Mark Ratner, interim dean of the Weinberg College of Arts and Sciences at Northwestern University and longtime colleague of Lyding’s, said the Feynman Prize recognizes people who have contributed to the understanding of nanotechnology and made huge socially important advances.
“Joe is a treasure,” Ratner said. “He doesn’t brag about his accomplishments; he just does it.”
Throughout his career, Lyding has made huge discoveries while working at atomic level precision. The scale of his work is small but not scientifically small problems. Lyding changed the field of nanotechnology and developed tools and processes now used around the world.
Within his first year at Illinois, Lyding went to a conference in Baltimore to present a paper, and while he was there he heard the creator of STM presenting his technology, which is when everything changed for Lyding.
“It was just so exciting to see that result. As soon as I got back from the conference, I started in on it," he said. "It took me about a year but I actually built my first STM in my office. The darn thing worked. I couldn’t believe it.”
Lyding said there were times when his experimentation didn’t seem rational or like the best career plan, but after much exploring and dedication Lyding built the first STM in Midwest.
“Everything about it was new for me," Lyding said. "It was risky because I put the project I was hired for by (Professor John) Bardeen on hold. He wasn’t too sure about that, but once I got the STM to work he was square behind me. He loved it - he thought it was a great thing.”
Lyding developed his hydrogen resist lithography technique for silicon due to silicon’s technological relevance. In hydrogen resist lithography, electrons from the STM are used to remove hydrogen from the silicon surface with single-atom precision. It is this technique and capability that is central to Lyding receiving the Feynman Prize.
Silicon is quite reactive but Lyding figured out how to stabilize it, Ratner said. Lyding blocked the reactivity with hydrogen atoms, which was “earth changing” for the computational world Ratner said, the use of the Hydrogen Lithography is something “everybody’s done, but Joe invented.”

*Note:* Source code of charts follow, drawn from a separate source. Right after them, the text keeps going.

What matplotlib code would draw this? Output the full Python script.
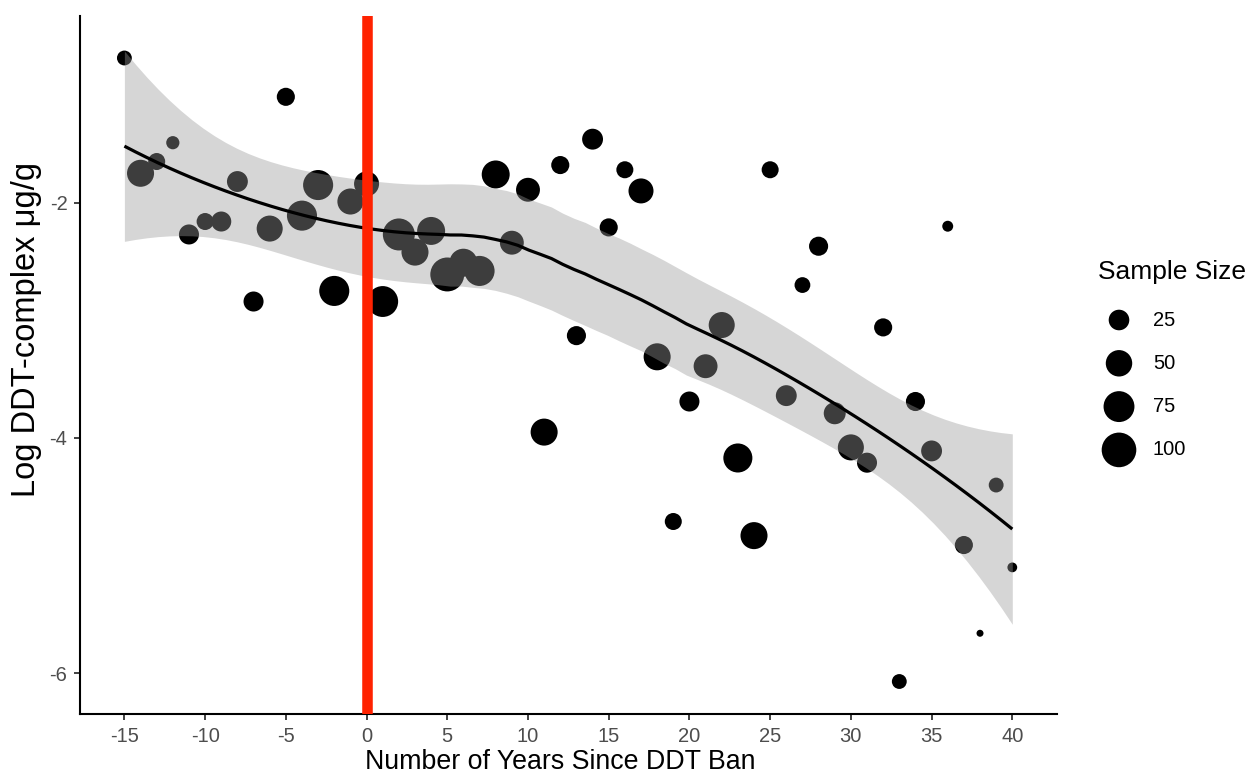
import numpy as np
import matplotlib
matplotlib.use("Agg")
import matplotlib.pyplot as plt

plt.rcParams['font.family'] = ['Liberation Sans', 'DejaVu Sans']

# ---------------- data ----------------
years = [-15, -14, -13, -12, -11, -10, -9, -8, -7, -6, -5, -4, -3, -2, -1, 0,
         1, 2, 3, 4, 5, 6, 7, 8, 9, 10, 11, 12, 13, 14, 15, 16, 17, 18, 19, 20,
         21, 22, 23, 24, 25, 26, 27, 28, 29, 30, 31, 32, 33, 34, 35, 36, 37, 38,
         39, 40]
log_ddt = [-0.77, -1.75, -1.65, -1.49, -2.27, -2.16, -2.16, -1.82, -2.84, -2.22,
           -1.10, -2.11, -1.85, -2.75, -1.99, -1.84, -2.84, -2.27, -2.42, -2.24,
           -2.61, -2.51, -2.58, -1.76, -2.34, -1.89, -3.95, -1.68, -3.13, -1.46,
           -2.21, -1.72, -1.90, -3.31, -4.71, -3.69, -3.39, -3.04, -4.17, -4.83,
           -1.72, -3.64, -2.70, -2.37, -3.79, -4.08, -4.21, -3.06, -6.07, -3.69,
           -4.11, -2.20, -4.91, -5.66, -4.40, -5.10]
sample_size = [9, 53, 14, 6, 23, 14, 23, 26, 23, 48,
               17, 70, 70, 70, 48, 43, 75, 82, 53, 58,
               95, 58, 70, 58, 38, 38, 53, 17, 20, 26,
               17, 14, 43, 53, 14, 23, 38, 48, 64, 53,
               14, 26, 11, 20, 30, 48, 23, 17, 9, 20,
               26, 3, 17, 1, 9, 2]
legend_breaks = [25, 50, 75, 100]
x_ticks = [-15, -10, -5, 0, 5, 10, 15, 20, 25, 30, 35, 40]
y_ticks = [-6, -4, -2]
ban_year = 0

DPI = 100
x = np.array(years, float)
y = np.array(log_ddt, float)
n = np.array(sample_size, float)


def diam_px(v):
    v = np.asarray(v, float)
    return 7 + 29 * np.sqrt(np.clip((v - 1) / 109.0, 0, None))


def area_pt2(v):
    return (diam_px(v) * 72.0 / DPI) ** 2


# ---------------- loess (span .75, degree 2) with 95% CI ----------------
def loess_weights(x, x0, span=0.75):
    q = int(np.floor(len(x) * span))
    d = np.abs(x - x0)
    h = np.sort(d)[q - 1]
    u = np.clip(d / h, 0, 1)
    return (1 - u ** 3) ** 3


def loess_operator(x, x0, span=0.75):
    w = loess_weights(x, x0, span)
    X = np.vstack([np.ones_like(x), x - x0, (x - x0) ** 2]).T
    XtW = X.T * w
    A = XtW @ X
    return np.linalg.solve(A, XtW)[0]


L = np.array([loess_operator(x, xi) for xi in x])
IL = np.eye(len(x)) - L
R = IL.T @ IL
delta1 = np.trace(R)
delta2 = np.trace(R @ R)
resid = IL @ y
sigma = np.sqrt(np.sum(resid ** 2) / delta1)
df = delta1 ** 2 / delta2
z = 1.959963985
tq = z + (z ** 3 + z) / (4 * df) + (5 * z ** 5 + 16 * z ** 3 + 3 * z) / (96 * df ** 2)

xs = np.linspace(x.min(), x.max(), 80)
Ls = np.array([loess_operator(x, xi) for xi in xs])
fit = Ls @ y
se = sigma * np.sqrt(np.sum(Ls ** 2, axis=1))
lo = fit - tq * se
hi = fit + tq * se

# ---------------- figure ----------------
W, H = 1253, 776
fig = plt.figure(figsize=(W / DPI, H / DPI), dpi=DPI)
ax = fig.add_axes([80 / W, (H - 713.5) / H, (1056.7 - 80) / W, (713.5 - 16) / H])

ax.scatter(x, y, s=area_pt2(n), color='black', edgecolors='none', zorder=2)
ax.fill_between(xs, lo, hi, color='#999999', alpha=0.4, linewidth=0, zorder=3)
ax.plot(xs, fit, color='black', lw=2.3, zorder=4, solid_capstyle='butt')
ax.axvline(ban_year, color='#FF2200', lw=7.6, zorder=5)

ax.set_xlim(-17.75, 42.75)
ax.set_ylim(-6.342, -0.413)
ax.set_xticks(x_ticks)
ax.set_yticks(y_ticks)
ax.set_xticklabels([str(t) for t in x_ticks])
ax.set_yticklabels([str(t) for t in y_ticks])

for side in ['top', 'right']:
    ax.spines[side].set_visible(False)
for side in ['left', 'bottom']:
    ax.spines[side].set_linewidth(1.5)
    ax.spines[side].set_color('black')
ax.tick_params(axis='x', pad=6)
ax.tick_params(axis='y', pad=5)
ax.tick_params(axis='both', length=4, width=1.3, color='#333333',
               labelcolor='#4D4D4D', labelsize=14.5)

ax.set_xlabel('Number of Years Since DDT Ban', fontsize=19.3, color='black')
ax.xaxis.set_label_coords(560 / W, (H - 762) / H, transform=fig.transFigure)
ax.xaxis.label.set_va('center')
ax.set_ylabel('Log DDT-complex μg/g', fontsize=23.5, color='black')
ax.yaxis.label.set_va('center')
ax.yaxis.set_label_coords(27 / W, (H - 329) / H, transform=fig.transFigure)

# ---------------- legend ----------------
lax = fig.add_axes([1080 / W, (H - 480) / H, (W - 1080) / W, 230 / H])
lax.set_xlim(1080, W)
lax.set_ylim(480, 250)
lax.axis('off')
lax.text(1098, 272, 'Sample Size', fontsize=19, ha='left', va='center')
for i, b in enumerate(legend_breaks):
    yy = 320 + i * 43.3
    lax.scatter([1119], [yy], s=area_pt2(b), color='black', edgecolors='none')
    lax.text(1153, yy, str(b), fontsize=14.5, ha='left', va='center', color='black')

fig.savefig('out.png', dpi=DPI)
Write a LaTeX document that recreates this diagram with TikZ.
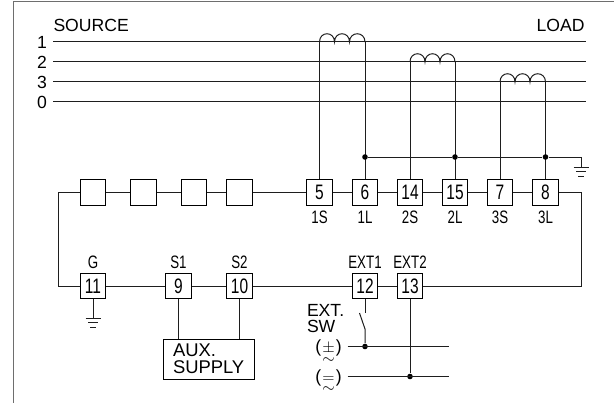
\documentclass[tikz,border=0pt]{standalone}
\usepackage{amsmath}
\usepackage{fontspec}
\usetikzlibrary{calc}
\setmainfont{Liberation Sans}
\newfontfamily\narrowfont[FakeStretch=0.74]{Liberation Sans}
\tikzset{every picture/.style={line width=0.75pt}}
\tikzset{
	wire/.style={draw={rgb, 255:red, 30; green, 30; blue, 30 }},
	term/.style={draw,minimum width=19pt,minimum height=19pt,inner sep=0pt,font=\narrowfont\fontsize{15.7}{15.7}\selectfont},
	tag/.style={inner sep=0pt,font=\narrowfont\fontsize{13.5}{13.5}\selectfont},
	lab/.style={inner sep=0pt,font=\fontsize{13.2}{13.2}\selectfont},
	dot/.style={circle,fill=black,inner sep=0pt,minimum size=4.2pt}}
\newcommand{\coil}[3]{\draw [wire] (#1,#3) .. controls (#1,#3-11) and (#1+15,#3-11) .. (#1+15,#3) .. controls (#1+15,#3-11) and (#1+30,#3-11) .. (#1+30,#3) .. controls (#1+30,#3-11) and (#2,#3-11) .. (#2,#3) ;}
\newcommand{\earth}[1]{\draw [wire] ($(#1)+(-7.5,0)$) -- ($(#1)+(7.5,0)$) ($(#1)+(-5,4.5)$) -- ($(#1)+(5,4.5)$) ($(#1)+(-3,9)$) -- ($(#1)+(3,9)$) ;}
\newcommand{\supply}[1]{(\makebox[11pt]{\smash{$\underset{\textstyle\sim}{#1}$}})}

\begin{document}
\begin{tikzpicture}[x=0.75pt,y=0.75pt,yscale=-1,xscale=1]
	\useasboundingbox (0,0) rectangle (614,403);

	%Outer frame
	\draw [draw={rgb, 255:red, 110; green, 110; blue, 110 }] (614,1.5) -- (13,1.5) -- (13,403) ;

	%Phase lines
	\foreach \name/\ypos in {1/42,2/62,3/82,0/102} {
		\node [lab,anchor=east] (ph\name) at (47.5,\ypos+0.7) {\name};
		\coordinate (s\name) at (53,\ypos);
		\coordinate (l\name) at (586,\ypos);
		\draw [wire] (s\name) -- (l\name);
	}
	\node [lab,anchor=base west] (source) at (53,32) {SOURCE};
	\node [lab,anchor=base east] (load) at (585,32) {LOAD};

	%Terminals top row
	\foreach \id/\xpos in {a/93,b/143.5,c/194,d/239.5} \node [term] (t\id) at (\xpos,192.5) {};
	\foreach \id/\xpos/\lbl in {5/319.5/1S,6/365/1L,14/410/2S,15/455/2L,7/500/3S,8/545.5/3L} {
		\node [term] (t\id) at (\xpos,192.5) {\id};
		\node [tag] (n\id) at (\xpos,217) {\lbl};
	}

	%Terminals bottom row
	\foreach \id/\xpos/\lbl in {11/93/G,9/178.5/S1,10/239.5/S2,12/365/EXT1,13/410/EXT2} {
		\node [term] (t\id) at (\xpos,286) {\id};
		\node [tag] (n\id) at (\xpos,262.5) {\lbl};
	}

	%Aux supply
	\node [draw,minimum width=68pt,minimum height=30pt,inner sep=0pt] (aux) at (208.75,359) {};
	\node [lab,anchor=base west,font=\fontsize{13.8}{13.8}\selectfont] (auxa) at (172.5,356.5) {AUX.};
	\node [lab,anchor=base west,font=\fontsize{13.8}{13.8}\selectfont] (auxb) at (172.5,373.5) {SUPPLY};

	%Coils
	\coil{319.5}{365}{42}
	\coil{410}{455}{62}
	\coil{500}{545.5}{82}

	%Coil leads
	\foreach \id/\ypos in {5/42,6/42,14/62,15/62,7/82,8/82} \draw [wire] (t\id.north) -- (t\id.north |- 0,\ypos);

	%Common return
	\coordinate (gnd) at (581,157);
	\coordinate (gndb) at (581,167);
	\node [dot] (j6) at (t6.north |- gnd) {};
	\node [dot] (j15) at (t15.north |- gnd) {};
	\node [dot] (j8) at (t8.north |- gnd) {};
	\draw [wire] (j6) -- (j15) -- (j8) -- (gnd) -- (gndb);
	\earth{gndb}

	%Ring
	\coordinate (ringl) at (58,192.5);
	\coordinate (ringr) at (581,192.5);
	\draw [wire] (t11) -- (t11 -| ringl) -- (ringl) -- (ta);
	\draw [wire] (ta) -- (tb);
	\draw [wire] (tb) -- (tc);
	\draw [wire] (tc) -- (td);
	\draw [wire] (td) -- (t5);
	\draw [wire] (t5) -- (t6);
	\draw [wire] (t6) -- (t14);
	\draw [wire] (t14) -- (t15);
	\draw [wire] (t15) -- (t7);
	\draw [wire] (t7) -- (t8);
	\draw [wire] (t8) -- (ringr) -- (ringr |- t13) -- (t13);
	\draw [wire] (t11) -- (t9);
	\draw [wire] (t9) -- (t10);
	\draw [wire] (t10) -- (t12);
	\draw [wire] (t12) -- (t13);

	%Earth of terminal 11
	\coordinate (gndg) at (93,318);
	\draw [wire] (t11) -- (gndg);
	\earth{gndg}

	%Aux supply leads
	\draw [wire] (t9) -- (t9 |- aux.north);
	\draw [wire] (t10) -- (t10 |- aux.north);

	%External switch
	\node [lab,anchor=base west] (extsw) at (306.5,316.5) {EXT.};
	\node [lab,anchor=base west] (extswb) at (306.5,332) {SW};
	\coordinate (swa) at (365,312.5);
	\coordinate (swb) at (359.5,313);
	\coordinate (swc) at (365,329);
	\coordinate (plusl) at (347.5,346.5);
	\coordinate (plusr) at (449,346.5);
	\coordinate (minl) at (347.5,376.5);
	\coordinate (minr) at (449,376.5);
	\node [dot] (jp) at (swc |- plusl) {};
	\node [dot] (jm) at (t13 |- minl) {};
	\draw [wire] (t12) -- (swa);
	\draw [wire] (swb) -- (swc) -- (jp);
	\draw [wire] (plusl) -- (plusr);
	\draw [wire] (minl) -- (minr);
	\draw [wire] (t13) -- (jm);
	\node [lab] (plus) at (328.5,348) {\supply{\pm}};
	\node [lab] (minus) at (328.5,378) {\supply{=}};

\end{tikzpicture}
\end{document}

Lyding’s technique also enabled unprecedented scientific studies of hydrogen on silicon. Following a suggestion from Phaedon Avouris at IBM, Lyding repeated some of his experiments using hydrogen’s isotope deuterium and found a dramatic isotope effect with deuterium being much more difficult to remove from silicon.
After publishing this result, it struck Lyding during a conversation with Professor Karl Hess that deuterium could be used to stabilize transistors against the degrading effects of energetic electrons that desorb hydrogen at the gate dielectric-silicon interface. Working with industry, Lyding then demonstrated that deuterium increased chip lifetimes by factors of 10-50. As a result, deuterium is now used in advanced chip production and Samsung has licensed this technology from the university.
Lyding said Feynman was a great explainer and a great investigator of understanding things at their most basic level, a quality Lyding tries to achieve in his own work. Lyding said he tries to think of problems at every detail and tries to find simple answers much like Feynman did.
“The message I tell the undergrads and grad students is have fun. Get involved in research,” Lyding said, “because your creativity is going to come out when you are actually enjoying what you are doing, not just working hard and toiling without that in sight.”